November 14, 7:15
I think I can say, without much dispute, that the majority this blogs audience are runners, or other athletic types of some nature. Anyone who has been way-laid from their sport of choice, has an idea of what happens when we aren’t able to walk outside, close the door behind us, and disappear for an hour, two, three, or even more. I don’t think there is any one single reason we need to venture off for fractions of our day, but for me, it has something to do with exploring.
Zipping around in cars, on the same roads every day, we forget to see things. We stop looking. We might see the oncoming cars, or the roadkill that wasn’t there last night, we might even notice a field slowly turning colors as the seasons plod on. But on foot, we see more. We have more time to admire the little flourishes of God’s paintbrush all around.

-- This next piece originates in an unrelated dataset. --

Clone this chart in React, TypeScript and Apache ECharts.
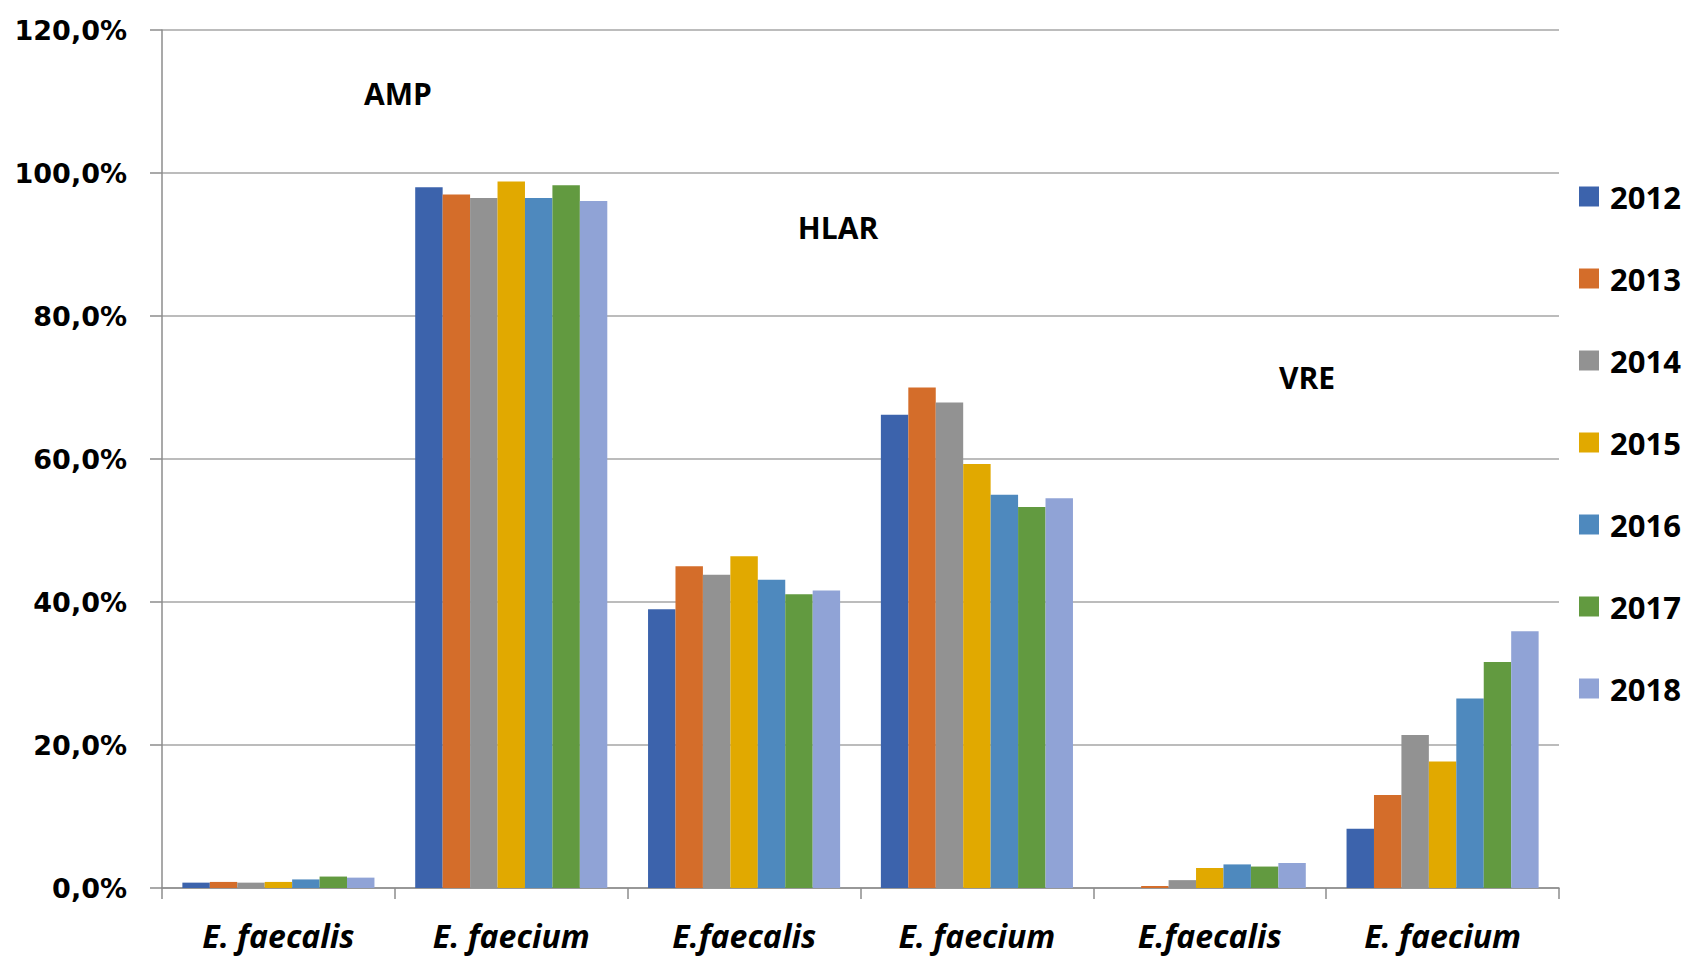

We can truly examine the natural world; see colors once thought unnatural outside of a Crayola box, witness purples melding into creams, greens turning to orange without border – we can see things we can’t see from the comfort of our bucket seat or the swivel of our desk chair. On foot we see things few others do. We are privy to a world that only a select few take the time to admire.
Not running, I started noticing that I was missing these things. I was focusing on how not being able to cruise for 15 miles at a clip was forcing me to stay in a tiny sphere (there are only so many routes to go when you’re running a mile at a time.) I began noticing how much noise there was in my head and how impossible it seemed for me to escape them. All these things started adding up, and driving me nuts.
It’s taken a while, but I’m starting to get over all of the missing. I’m starting to realize that while I can’t get out and cover 20+ miles at a time, I can still explore. That there are smaller things to see. That walking lets me see things I might not on a run. That sometimes a walk with the family can be just as enjoyable and mentally quieting as a 60 minute jog in silence. Sure, these sunrises would be better seen from the road with miles behind me, but they can be just as awe inspiring from the comfort of my porch, coffee in hand, dog at my feet, child on my lap.
I’m not done. I will continue to plug along, and hopefully someday – soon – I’ll be back on the road, putting down some miles. And if not, it’s the little things that will have to suffice.